David M Singer
Jul 19, 2003
It took almost three weeks into the free agent season before Sergei Federov signed his big money contract. The Mighty Ducks of Anaheim, turned out to be the “winners”, who were bidding aggressively for the star after losing long-time Duck Paul Kariya to the Colorado Avalanche weeks ago. Just two days after signing another team’s top scorer in Vinny Prospal, Federov should give the Ducks what they need to repeat in the playoffs next season, and not suffer the same fate as former Cup Finals losers.
This should be a positive move for everyone involved. Federov seemed to have a shakey relationship with Detroit management and Anaheim was in the need of replacing a scorer and high-profile player. Also for the Ducks, Federov may be closer to a replacement of Teemu Selanne then Paul Kariya when you look at their offseason interests; Federov was looking to be closer to a Hollywood-lifestyle, living a rather public life already from his relationship and quick marriage with Anna Kournikova.
Looking to not spiral downward next season, as the Carolina Hurricanes did after their trip to the Stanley Cup Finals, Ducks General Manager Bryan Murray said, “We tried to upgrade our hockey team. I talked to Paul about adjusting his salary so we could upgrade our talent. I was of the understanding that Paul would make that adjustment and let us add a top line player. That didn’t happen, he decided to move on and that freed up money. Our commitment was to Paul Kariya, when that didn’t happen, my focus was moved to two guys and we got them both, Vinny Prospal and Fedorov.”
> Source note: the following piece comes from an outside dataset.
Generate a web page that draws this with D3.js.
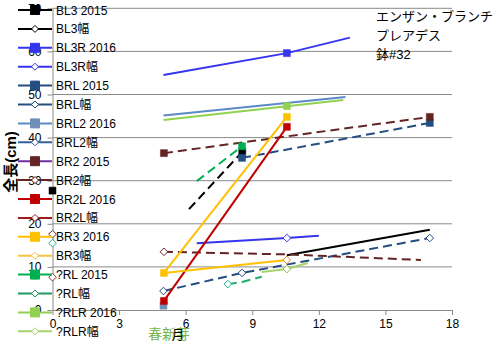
<!DOCTYPE html>
<html><head><meta charset="utf-8">
<script src="https://cdn.jsdelivr.net/npm/d3@7"></script>
<style>body{margin:0;background:#fff}svg{display:block}text{font-family:"Liberation Sans","Noto Sans CJK JP",sans-serif}</style>
</head><body><div id="c"></div>
<script>
// ---- data (month, length cm); null = gap ----
const seriesNames = ["BL3 2015","BL3幅","BL3R 2016","BL3R幅","BRL 2015","BRL幅","BRL2 2016","BRL2幅","BR2 2015","BR2幅","BR2L 2016","BR2L幅","BR3 2016","BR3幅","?RL 2015","?RL幅","?RLR 2016","?RLR幅"];
const bl3_2015  = [[0,27.7],null,[6.15,23.4],[8.55,36.7]];
const bl3_w     = [[10.56,12.7],[17,18.6]];
const bl3r_2016 = [[5,54.5],[10.56,59.6],[13.4,63.2]];
const bl3r_w    = [[6.5,15.5],[10.56,16.7],[12,17.2]];
const brl_2015  = [[8.54,35.3],[17,43.4]];
const brl_w     = [[5,4.4],[8.54,8.6],[17,16.7]];
const brl2_2016 = [[5,1.0],null,[5,45.1],[13.2,49.4]];
const brl2_w    = [];
const br2_2015  = [[5.02,36.4],[17,44.8]];
const br2_w     = [[0,17.6],null,[5.02,13.5],[10.56,12.9],[16.6,11.6]];
const br2l_2016 = [[5.02,2.1],[10.56,42.5]];
const br2l_w    = [[0,7.6]];
const br3_2016  = [[5.02,8.6],[10.56,44.8]];
const br3_w     = [[5.02,8.6],[10.56,11.6]];
const rl_2015   = [[6.5,29.9],[8.54,38.0]];
const rl_w      = [[0,15.5],null,[7.9,6.0],[8.54,6.5],[9.43,7.7]];
const rlr_2016  = [[5,44.1],[10.56,47.3],[13.1,48.7]];
const rlr_w     = [[9.43,8.8],[10.56,9.5],[11.5,10.9]];
const xTicks = [0,3,6,9,12,15,18];
const yTicks = [0,10,20,30,40,50,60,70];
const titleLines = ["エンザン・ブランチ","プレアデス","鉢#32"];

const seriesData = [bl3_2015,bl3_w,bl3r_2016,bl3r_w,brl_2015,brl_w,brl2_2016,brl2_w,br2_2015,br2_w,br2l_2016,br2l_w,br3_2016,br3_w,rl_2015,rl_w,rlr_2016,rlr_w];

// ---- styles ----
const styles = [
 {line:"#000000",leg:"#000000",mark:"square",mfill:"#000000",mstroke:"#000000",dash:"9,5",mi:[0,3]},
 {line:"#000000",leg:"#000000",mark:"diamond",mfill:"#fff",mstroke:"#000000",dash:null,mi:[]},
 {line:"#3535F0",leg:"#3535F0",mark:"square",mfill:"#3535F0",mstroke:"#3535F0",dash:null,mi:[1]},
 {line:"#3535F0",leg:"#3535F0",mark:"diamond",mfill:"#fff",mstroke:"#3535F0",dash:null,mi:[1]},
 {line:"#244D80",leg:"#244D80",mark:"square",mfill:"#244D80",mstroke:"#244D80",dash:"9,5",mi:[0,1]},
 {line:"#244D80",leg:"#244D80",mark:"diamond",mfill:"#fff",mstroke:"#244D80",dash:"9,5",mi:[0,1,2]},
 {line:"#5A8AC6",leg:"#5A8AC6",mark:"square",mfill:"#6E8FB8",mstroke:"#6E8FB8",dash:null,mi:[0]},
 {line:"#36609A",leg:"#36609A",mark:"diamond",mfill:"#fff",mstroke:"#36609A",dash:null,mi:[]},
 {line:"#632523",leg:"#7030A0",mark:"square",mfill:"#632523",mstroke:"#632523",dash:"9,5",mi:[0,1]},
 {line:"#632523",leg:"#632523",mark:"diamond",mfill:"#fff",mstroke:"#632523",dash:"9,5",mi:[0,2]},
 {line:"#C00000",leg:"#C00000",mark:"square",mfill:"#C00000",mstroke:"#C00000",dash:null,mi:[0,1]},
 {line:"#9E1B1B",leg:"#9E1B1B",mark:"diamond",mfill:"#fff",mstroke:"#7A3B2B",dash:null,mi:[0]},
 {line:"#FFC000",leg:"#FFC000",mark:"square",mfill:"#FFC000",mstroke:"#FFC000",dash:null,mi:[0,1]},
 {line:"#FFC000",leg:"#F5C242",mark:"diamond",mfill:"#fff",mstroke:"#E8822A",dash:null,mi:[1]},
 {line:"#00B050",leg:"#00B050",mark:"square",mfill:"#00B050",mstroke:"#00B050",dash:"9,5",mi:[1]},
 {line:"#1FAE6E",leg:"#1E9A60",mark:"diamond",mfill:"#fff",mstroke:"#1FAE8E",dash:"9,5",mi:[0,2]},
 {line:"#92D050",leg:"#92D050",mark:"square",mfill:"#92D050",mstroke:"#92D050",dash:null,mi:[1]},
 {line:"#A4D46A",leg:"#A4D46A",mark:"diamond",mfill:"#fff",mstroke:"#8CC152",dash:null,mi:[1]}
];

const W=499,H=348;
const svg=d3.select("#c").append("svg").attr("width",W).attr("height",H);
const x=d3.scaleLinear().domain([0,18]).range([52.5,452]);
const y=d3.scaleLinear().domain([0,70]).range([310,8.3]);

// gridlines
svg.append("g").selectAll("line").data(yTicks.filter(v=>v>0)).join("line")
  .attr("x1",x(0)).attr("x2",x(18)).attr("y1",d=>y(d)).attr("y2",d=>y(d))
  .attr("stroke","#8a8a8a").attr("stroke-width",1);

const yAx=svg.append("g").attr("transform",`translate(${x(0)},0)`)
  .call(d3.axisLeft(y).tickValues(yTicks).tickSize(5).tickSizeOuter(0).tickPadding(6));
const xAx=svg.append("g").attr("transform",`translate(0,${y(0)})`)
  .call(d3.axisBottom(x).tickValues(xTicks).tickSize(5).tickSizeOuter(0).tickPadding(4));
[yAx,xAx].forEach(g=>{g.select(".domain").attr("stroke","#8a8a8a");g.selectAll(".tick line").attr("stroke","#8a8a8a");
  g.selectAll("text").attr("font-size",12).attr("fill","#000").attr("font-family","Liberation Sans, sans-serif");});

// series
const line=d3.line().defined(d=>d!==null).x(d=>x(d[0])).y(d=>y(d[1]));
const diamondPath=s=>`M0,${-s}L${s},0L0,${s}L${-s},0Z`;
seriesData.forEach((data,i)=>{
  const st=styles[i];
  const g=svg.append("g");
  g.append("path").datum(data).attr("d",line).attr("fill","none").attr("stroke",st.line)
   .attr("stroke-width",2).attr("stroke-dasharray",st.dash);
  const pts=st.mi.map(k=>data[k]).filter(d=>d);
  g.selectAll(".m").data(pts).join("path")
   .attr("transform",d=>`translate(${x(d[0])},${y(d[1])})`)
   .attr("d",st.mark==="square"?"M-3.5,-3.5h7v7h-7Z":diamondPath(3.8))
   .attr("fill",st.mfill).attr("stroke",st.mstroke).attr("stroke-width",st.mark==="square"?0.5:1);
});

// legend
const lg=svg.append("g");
seriesNames.forEach((n,i)=>{
  const st=styles[i];
  const ly=10+i*18.9;
  lg.append("line").attr("x1",18).attr("x2",52).attr("y1",ly).attr("y2",ly).attr("stroke",st.leg).attr("stroke-width",2);
  lg.append("path").attr("transform",`translate(35,${ly})`)
    .attr("d",st.mark==="square"?"M-4.5,-4.5h9v9h-9Z":diamondPath(3.5))
    .attr("fill",st.mark==="square"?st.mfill:"#fff").attr("stroke",st.mark==="square"?st.mfill:st.leg).attr("stroke-width",1);
  lg.append("text").attr("x",56).attr("y",ly+4.5).attr("font-size",12).attr("fill","#000").text(n);
});

// axis titles & labels
svg.append("text").attr("transform","translate(16,162) rotate(-90)").attr("text-anchor","middle")
  .attr("font-size",15).attr("font-weight","bold").attr("font-family","Noto Sans CJK JP, sans-serif").text("全長(cm)");
svg.append("text").attr("x",148).attr("y",339).attr("font-size",14).attr("fill","#77B545")
  .attr("font-family","Noto Sans CJK JP, sans-serif").text("春新芽");
svg.append("text").attr("x",178).attr("y",339).attr("text-anchor","middle").attr("font-size",13).attr("fill","#000")
  .attr("font-family","Noto Sans CJK JP, sans-serif").text("月");
svg.append("g").selectAll("text").data(titleLines).join("text")
  .attr("x",376).attr("y",(d,i)=>21+i*19).attr("font-size",13).attr("fill","#000")
  .attr("font-family","Noto Sans CJK JP, sans-serif").text(d=>d);
</script></body></html>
Unlike Detroit, where Federov was one of many star players, the Ducks are a team where Federov can certainly have his name stand out and give him the attention it seems like he’s been craving. Murray states, “He wants to be the top player, at the head of a hockey team, and I think we can provide that.” But is feeding his ego the right answer? Can that lead to continued success in Anaheim, or will it just lead to more off-ice drama? Federov thinks a previous relationship between him and Murray, and his success at the time, meant things should go well. “Murray was my first coach when I got to the National Hockey League for four years. I know how hard he works and the Mighty Ducks organization is headed in the right direction.”
What is certain is that Federov is one of the game’s clutch players. Since 1990, the start of his NHL career, Fedorov has recorded more playoff points (113) and assists (163) than anyone in the league. Out of his 400 career goals, 79 are game-winners. That’s 19.75%, close 1 out of 5 goals scored is a game-winning goal. His L.A. counterpart, Ziggy Palffy, has only 13.58% in comparison. He’s won the Hart trophy, and the Selke twice.
One of the more interesting tidbits of this deal is the contract. A reported 5-year $40 million didn’t shock anyone. However, unlike most contracts, Federov’s is top-heavy. ESPN reports that the contract terms are $10 million for 2003-04, $6 million in 2004-05 and $8 million a year for 2005-06 through 2007-08. Most years, it surely wouldn’t have taken this long to for agent Pat Brisson to get Federov signed, but with the CBA expiring after this next season adjustments had to be made, just in case of a work stoppage and a possible salary cap when play resumes.